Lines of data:
▼
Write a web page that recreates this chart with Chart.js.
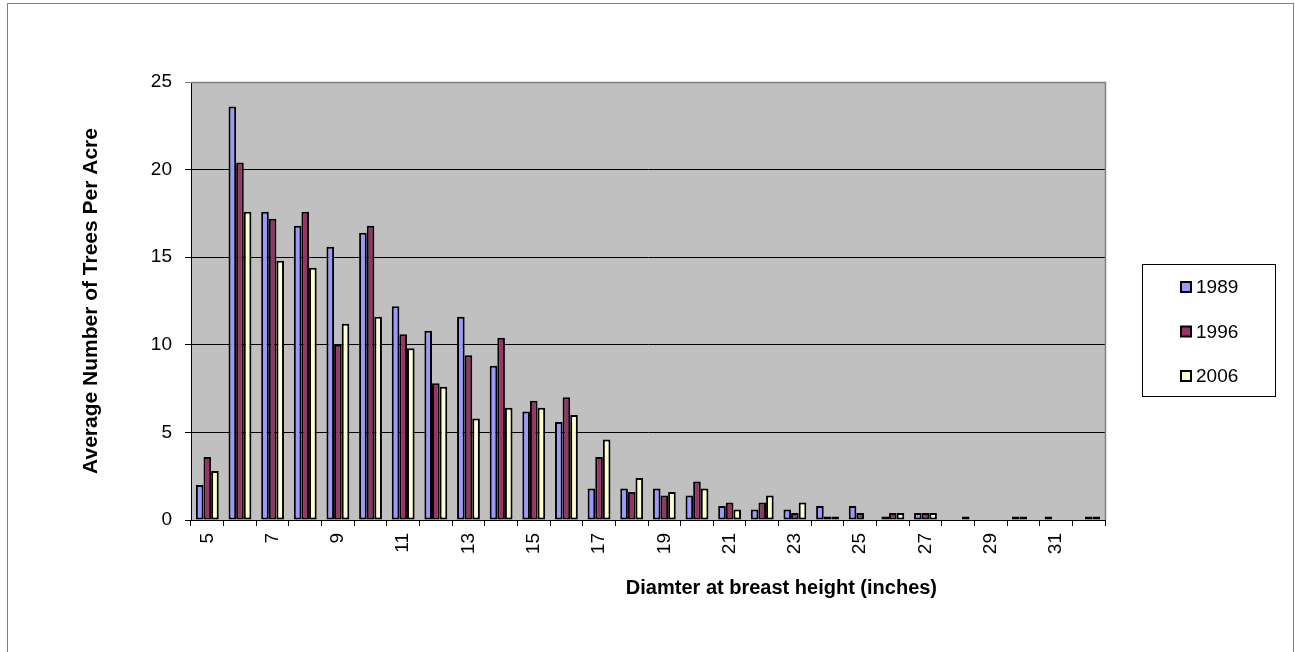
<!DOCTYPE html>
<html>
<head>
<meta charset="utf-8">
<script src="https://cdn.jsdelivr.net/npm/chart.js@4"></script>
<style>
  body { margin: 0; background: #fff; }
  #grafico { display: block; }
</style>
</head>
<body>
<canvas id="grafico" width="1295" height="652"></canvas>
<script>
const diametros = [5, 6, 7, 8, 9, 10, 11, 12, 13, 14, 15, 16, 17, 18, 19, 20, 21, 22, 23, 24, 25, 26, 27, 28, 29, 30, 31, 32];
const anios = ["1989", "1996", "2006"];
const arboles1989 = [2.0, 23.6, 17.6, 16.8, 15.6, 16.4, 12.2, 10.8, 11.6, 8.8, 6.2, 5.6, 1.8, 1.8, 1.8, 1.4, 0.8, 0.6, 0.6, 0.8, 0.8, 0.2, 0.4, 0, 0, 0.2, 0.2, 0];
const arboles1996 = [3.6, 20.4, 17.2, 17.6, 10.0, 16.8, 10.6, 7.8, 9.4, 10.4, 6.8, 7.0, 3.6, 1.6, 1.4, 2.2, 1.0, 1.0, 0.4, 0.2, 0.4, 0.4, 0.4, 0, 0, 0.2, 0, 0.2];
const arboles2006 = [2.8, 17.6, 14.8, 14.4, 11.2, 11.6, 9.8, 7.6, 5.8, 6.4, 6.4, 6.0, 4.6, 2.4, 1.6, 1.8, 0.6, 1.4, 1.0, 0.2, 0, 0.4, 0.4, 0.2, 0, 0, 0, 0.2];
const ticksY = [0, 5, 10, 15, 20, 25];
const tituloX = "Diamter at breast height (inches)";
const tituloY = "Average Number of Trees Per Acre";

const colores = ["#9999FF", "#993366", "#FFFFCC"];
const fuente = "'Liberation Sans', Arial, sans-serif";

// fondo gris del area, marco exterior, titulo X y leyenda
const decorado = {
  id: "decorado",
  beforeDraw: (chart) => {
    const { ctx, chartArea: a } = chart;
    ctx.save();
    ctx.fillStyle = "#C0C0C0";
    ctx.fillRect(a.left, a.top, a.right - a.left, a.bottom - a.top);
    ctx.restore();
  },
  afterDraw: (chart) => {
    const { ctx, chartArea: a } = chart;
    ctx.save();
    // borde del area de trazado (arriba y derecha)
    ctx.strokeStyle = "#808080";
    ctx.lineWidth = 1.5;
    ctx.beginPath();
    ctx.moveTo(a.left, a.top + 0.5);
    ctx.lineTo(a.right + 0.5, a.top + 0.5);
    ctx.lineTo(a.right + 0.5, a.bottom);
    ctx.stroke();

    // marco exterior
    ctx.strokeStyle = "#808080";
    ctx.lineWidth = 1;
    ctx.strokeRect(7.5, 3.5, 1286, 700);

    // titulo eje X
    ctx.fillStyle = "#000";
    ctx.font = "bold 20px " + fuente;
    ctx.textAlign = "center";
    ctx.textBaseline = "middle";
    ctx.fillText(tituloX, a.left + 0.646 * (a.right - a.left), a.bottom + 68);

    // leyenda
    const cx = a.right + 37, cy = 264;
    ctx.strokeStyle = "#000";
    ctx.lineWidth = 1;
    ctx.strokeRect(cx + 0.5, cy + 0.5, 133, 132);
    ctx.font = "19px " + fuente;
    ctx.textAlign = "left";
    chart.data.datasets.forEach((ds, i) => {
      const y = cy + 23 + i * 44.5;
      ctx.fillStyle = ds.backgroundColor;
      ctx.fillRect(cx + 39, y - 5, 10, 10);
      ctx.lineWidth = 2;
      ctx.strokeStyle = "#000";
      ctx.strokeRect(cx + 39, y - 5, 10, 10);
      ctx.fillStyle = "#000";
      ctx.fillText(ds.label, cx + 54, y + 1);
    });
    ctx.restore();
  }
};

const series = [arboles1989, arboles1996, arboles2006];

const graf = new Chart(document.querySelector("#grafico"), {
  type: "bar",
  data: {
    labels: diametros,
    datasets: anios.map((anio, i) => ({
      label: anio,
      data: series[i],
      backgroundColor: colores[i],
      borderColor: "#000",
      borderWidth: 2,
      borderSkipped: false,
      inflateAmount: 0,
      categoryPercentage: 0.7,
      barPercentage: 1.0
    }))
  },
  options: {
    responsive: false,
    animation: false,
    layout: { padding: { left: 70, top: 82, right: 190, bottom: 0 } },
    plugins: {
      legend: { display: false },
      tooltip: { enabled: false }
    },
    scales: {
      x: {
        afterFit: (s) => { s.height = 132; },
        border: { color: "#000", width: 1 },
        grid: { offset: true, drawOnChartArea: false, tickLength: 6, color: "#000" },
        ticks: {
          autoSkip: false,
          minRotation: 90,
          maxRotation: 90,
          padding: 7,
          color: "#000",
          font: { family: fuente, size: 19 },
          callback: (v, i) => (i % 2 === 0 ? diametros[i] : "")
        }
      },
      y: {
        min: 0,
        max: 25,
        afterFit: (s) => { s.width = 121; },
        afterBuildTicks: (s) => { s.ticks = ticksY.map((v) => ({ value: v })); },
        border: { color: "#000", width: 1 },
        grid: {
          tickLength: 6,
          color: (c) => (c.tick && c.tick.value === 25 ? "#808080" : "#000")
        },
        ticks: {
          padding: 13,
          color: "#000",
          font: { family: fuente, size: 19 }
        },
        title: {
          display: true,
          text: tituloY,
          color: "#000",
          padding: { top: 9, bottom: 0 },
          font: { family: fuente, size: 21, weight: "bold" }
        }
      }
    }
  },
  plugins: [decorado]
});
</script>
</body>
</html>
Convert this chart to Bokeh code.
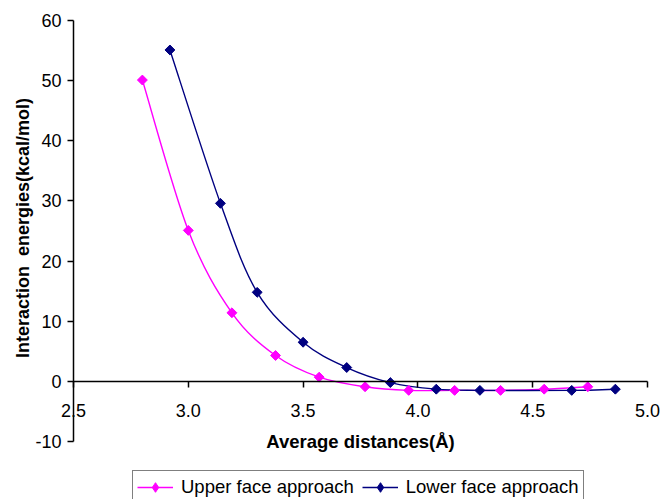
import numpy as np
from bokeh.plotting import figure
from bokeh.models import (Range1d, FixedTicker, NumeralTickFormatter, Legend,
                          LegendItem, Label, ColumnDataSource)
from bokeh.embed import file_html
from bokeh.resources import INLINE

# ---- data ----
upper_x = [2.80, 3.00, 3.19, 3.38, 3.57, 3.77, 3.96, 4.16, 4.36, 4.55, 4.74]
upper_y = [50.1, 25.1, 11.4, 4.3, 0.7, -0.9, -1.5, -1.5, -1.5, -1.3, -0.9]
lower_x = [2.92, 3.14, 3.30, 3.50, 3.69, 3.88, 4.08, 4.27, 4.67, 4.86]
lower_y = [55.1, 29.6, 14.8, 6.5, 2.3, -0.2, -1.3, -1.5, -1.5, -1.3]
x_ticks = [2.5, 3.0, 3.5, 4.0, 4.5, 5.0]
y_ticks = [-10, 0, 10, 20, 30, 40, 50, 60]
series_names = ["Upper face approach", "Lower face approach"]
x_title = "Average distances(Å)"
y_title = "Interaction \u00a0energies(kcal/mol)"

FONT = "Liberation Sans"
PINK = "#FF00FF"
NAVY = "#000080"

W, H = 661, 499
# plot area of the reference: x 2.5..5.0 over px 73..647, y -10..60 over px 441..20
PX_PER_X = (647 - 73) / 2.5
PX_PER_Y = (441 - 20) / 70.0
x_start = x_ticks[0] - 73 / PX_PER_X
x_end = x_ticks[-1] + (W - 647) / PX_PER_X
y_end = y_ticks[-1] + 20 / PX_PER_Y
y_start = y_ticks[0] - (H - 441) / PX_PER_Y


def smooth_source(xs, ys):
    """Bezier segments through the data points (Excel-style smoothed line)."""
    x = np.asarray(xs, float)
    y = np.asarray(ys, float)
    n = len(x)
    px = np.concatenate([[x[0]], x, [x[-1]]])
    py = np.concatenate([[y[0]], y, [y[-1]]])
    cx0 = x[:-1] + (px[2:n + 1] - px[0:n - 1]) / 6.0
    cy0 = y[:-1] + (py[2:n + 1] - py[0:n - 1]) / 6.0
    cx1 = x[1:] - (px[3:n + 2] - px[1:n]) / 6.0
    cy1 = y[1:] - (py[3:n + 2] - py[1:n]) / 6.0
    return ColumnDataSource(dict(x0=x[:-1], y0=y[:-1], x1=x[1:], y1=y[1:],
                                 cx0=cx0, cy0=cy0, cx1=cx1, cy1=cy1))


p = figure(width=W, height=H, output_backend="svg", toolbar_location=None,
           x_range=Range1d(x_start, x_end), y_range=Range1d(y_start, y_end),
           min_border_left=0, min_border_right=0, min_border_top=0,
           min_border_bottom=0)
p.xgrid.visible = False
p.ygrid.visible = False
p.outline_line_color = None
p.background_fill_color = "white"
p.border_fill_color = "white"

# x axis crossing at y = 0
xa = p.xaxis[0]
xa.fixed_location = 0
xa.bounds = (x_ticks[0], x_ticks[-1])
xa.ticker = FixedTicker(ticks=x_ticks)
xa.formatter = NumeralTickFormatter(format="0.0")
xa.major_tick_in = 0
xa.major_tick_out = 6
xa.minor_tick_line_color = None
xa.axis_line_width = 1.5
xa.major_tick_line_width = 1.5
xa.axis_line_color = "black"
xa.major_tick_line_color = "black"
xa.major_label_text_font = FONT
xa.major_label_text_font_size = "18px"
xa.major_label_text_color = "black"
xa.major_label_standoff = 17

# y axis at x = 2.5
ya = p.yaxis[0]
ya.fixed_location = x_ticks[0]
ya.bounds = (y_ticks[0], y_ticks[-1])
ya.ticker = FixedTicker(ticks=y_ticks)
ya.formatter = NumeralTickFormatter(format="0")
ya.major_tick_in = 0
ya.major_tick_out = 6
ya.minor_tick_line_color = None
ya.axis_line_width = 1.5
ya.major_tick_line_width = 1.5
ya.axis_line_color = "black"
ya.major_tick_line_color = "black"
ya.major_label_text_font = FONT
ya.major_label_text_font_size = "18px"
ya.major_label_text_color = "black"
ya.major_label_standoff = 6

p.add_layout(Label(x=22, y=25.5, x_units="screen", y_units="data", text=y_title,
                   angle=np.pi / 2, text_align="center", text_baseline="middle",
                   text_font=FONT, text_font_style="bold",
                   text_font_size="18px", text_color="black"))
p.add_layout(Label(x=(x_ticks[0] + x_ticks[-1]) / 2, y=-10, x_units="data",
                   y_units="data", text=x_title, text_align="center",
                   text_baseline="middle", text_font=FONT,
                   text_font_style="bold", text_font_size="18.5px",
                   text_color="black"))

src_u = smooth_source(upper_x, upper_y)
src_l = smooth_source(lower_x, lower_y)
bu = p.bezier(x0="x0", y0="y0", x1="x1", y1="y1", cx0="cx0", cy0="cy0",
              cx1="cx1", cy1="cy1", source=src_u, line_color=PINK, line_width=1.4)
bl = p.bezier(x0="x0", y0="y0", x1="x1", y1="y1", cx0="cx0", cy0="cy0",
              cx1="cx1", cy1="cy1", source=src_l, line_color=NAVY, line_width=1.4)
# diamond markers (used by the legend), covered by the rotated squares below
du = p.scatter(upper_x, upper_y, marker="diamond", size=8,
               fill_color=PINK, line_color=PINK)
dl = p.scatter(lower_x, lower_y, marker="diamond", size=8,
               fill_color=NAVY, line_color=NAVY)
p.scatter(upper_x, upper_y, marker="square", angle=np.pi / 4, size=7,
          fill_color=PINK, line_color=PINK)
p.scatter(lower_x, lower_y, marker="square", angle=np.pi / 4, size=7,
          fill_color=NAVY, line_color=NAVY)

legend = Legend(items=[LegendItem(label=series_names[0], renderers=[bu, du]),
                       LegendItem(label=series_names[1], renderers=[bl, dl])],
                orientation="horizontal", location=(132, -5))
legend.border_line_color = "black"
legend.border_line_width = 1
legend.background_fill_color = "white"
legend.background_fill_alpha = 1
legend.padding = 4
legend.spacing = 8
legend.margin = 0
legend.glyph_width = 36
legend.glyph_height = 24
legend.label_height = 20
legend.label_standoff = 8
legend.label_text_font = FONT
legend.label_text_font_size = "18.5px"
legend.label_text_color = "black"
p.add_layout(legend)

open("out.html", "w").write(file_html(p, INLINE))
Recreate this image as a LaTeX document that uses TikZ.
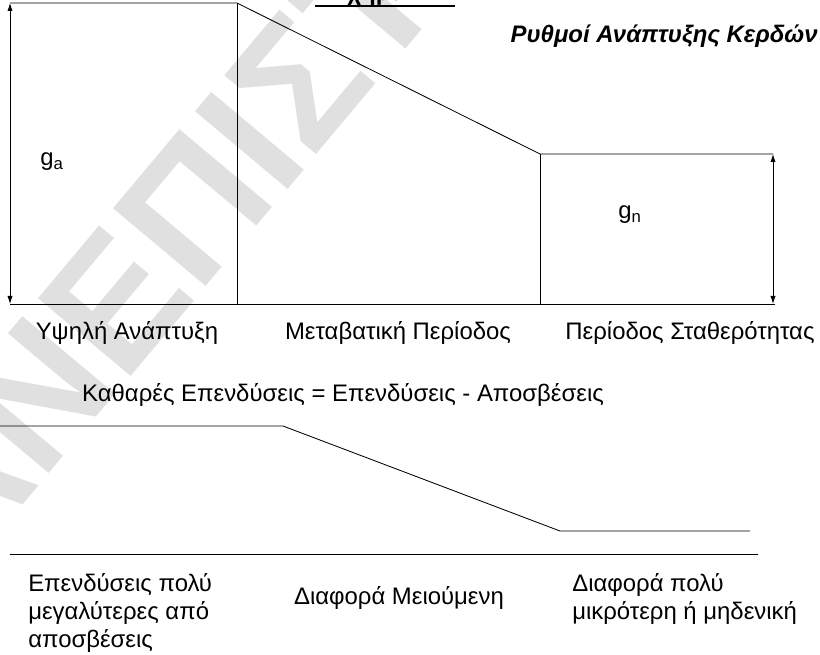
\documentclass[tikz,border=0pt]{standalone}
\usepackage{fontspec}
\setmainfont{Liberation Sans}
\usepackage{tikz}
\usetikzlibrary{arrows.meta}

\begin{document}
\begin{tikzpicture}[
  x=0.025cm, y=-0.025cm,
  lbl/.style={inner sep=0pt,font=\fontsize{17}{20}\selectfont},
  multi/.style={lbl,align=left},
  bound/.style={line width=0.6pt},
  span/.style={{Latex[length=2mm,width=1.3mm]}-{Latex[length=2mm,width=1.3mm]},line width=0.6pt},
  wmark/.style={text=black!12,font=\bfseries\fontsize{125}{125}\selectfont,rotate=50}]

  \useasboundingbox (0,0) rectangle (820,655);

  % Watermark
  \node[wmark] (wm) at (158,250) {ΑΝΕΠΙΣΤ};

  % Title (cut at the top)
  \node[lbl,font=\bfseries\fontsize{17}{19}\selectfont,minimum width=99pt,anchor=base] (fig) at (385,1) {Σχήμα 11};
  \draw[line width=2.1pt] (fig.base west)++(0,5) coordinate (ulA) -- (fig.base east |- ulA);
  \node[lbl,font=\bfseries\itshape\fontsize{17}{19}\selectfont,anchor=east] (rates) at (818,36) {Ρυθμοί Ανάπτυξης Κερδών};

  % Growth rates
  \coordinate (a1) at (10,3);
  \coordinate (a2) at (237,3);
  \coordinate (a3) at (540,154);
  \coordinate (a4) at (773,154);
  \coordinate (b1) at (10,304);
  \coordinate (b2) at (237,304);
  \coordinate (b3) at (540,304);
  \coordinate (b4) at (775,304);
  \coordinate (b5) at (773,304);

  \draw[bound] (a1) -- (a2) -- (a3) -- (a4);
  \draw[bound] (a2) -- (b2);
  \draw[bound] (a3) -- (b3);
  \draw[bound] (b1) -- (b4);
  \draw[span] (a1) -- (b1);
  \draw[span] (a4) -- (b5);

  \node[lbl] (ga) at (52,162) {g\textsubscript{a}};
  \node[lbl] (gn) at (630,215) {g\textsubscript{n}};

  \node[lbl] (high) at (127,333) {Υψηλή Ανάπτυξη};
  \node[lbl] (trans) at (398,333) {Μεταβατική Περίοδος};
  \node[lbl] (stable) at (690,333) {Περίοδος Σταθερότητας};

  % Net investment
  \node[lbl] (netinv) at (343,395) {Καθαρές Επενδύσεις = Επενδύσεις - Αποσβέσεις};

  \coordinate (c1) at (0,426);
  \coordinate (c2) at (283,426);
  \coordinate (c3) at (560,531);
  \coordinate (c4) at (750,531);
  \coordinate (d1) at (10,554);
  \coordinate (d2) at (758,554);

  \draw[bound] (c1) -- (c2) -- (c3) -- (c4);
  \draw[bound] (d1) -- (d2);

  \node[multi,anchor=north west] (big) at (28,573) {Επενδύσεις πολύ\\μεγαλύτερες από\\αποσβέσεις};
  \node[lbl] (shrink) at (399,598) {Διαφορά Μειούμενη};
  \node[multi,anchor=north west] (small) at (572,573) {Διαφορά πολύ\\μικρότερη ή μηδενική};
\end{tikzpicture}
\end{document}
▲
(SHORT EXERCISE):
Begin with the line that contains "Recreate this image" and end with the line that contains "(wm) at (158,250)"; write out both and all lines between exactly, but no pictures.

(CORRECT RESULT):
Recreate this image as a LaTeX document that uses TikZ.
\documentclass[tikz,border=0pt]{standalone}
\usepackage{fontspec}
\setmainfont{Liberation Sans}
\usepackage{tikz}
\usetikzlibrary{arrows.meta}

\begin{document}
\begin{tikzpicture}[
  x=0.025cm, y=-0.025cm,
  lbl/.style={inner sep=0pt,font=\fontsize{17}{20}\selectfont},
  multi/.style={lbl,align=left},
  bound/.style={line width=0.6pt},
  span/.style={{Latex[length=2mm,width=1.3mm]}-{Latex[length=2mm,width=1.3mm]},line width=0.6pt},
  wmark/.style={text=black!12,font=\bfseries\fontsize{125}{125}\selectfont,rotate=50}]

  \useasboundingbox (0,0) rectangle (820,655);

  % Watermark
  \node[wmark] (wm) at (158,250) {ΑΝΕΠΙΣΤ};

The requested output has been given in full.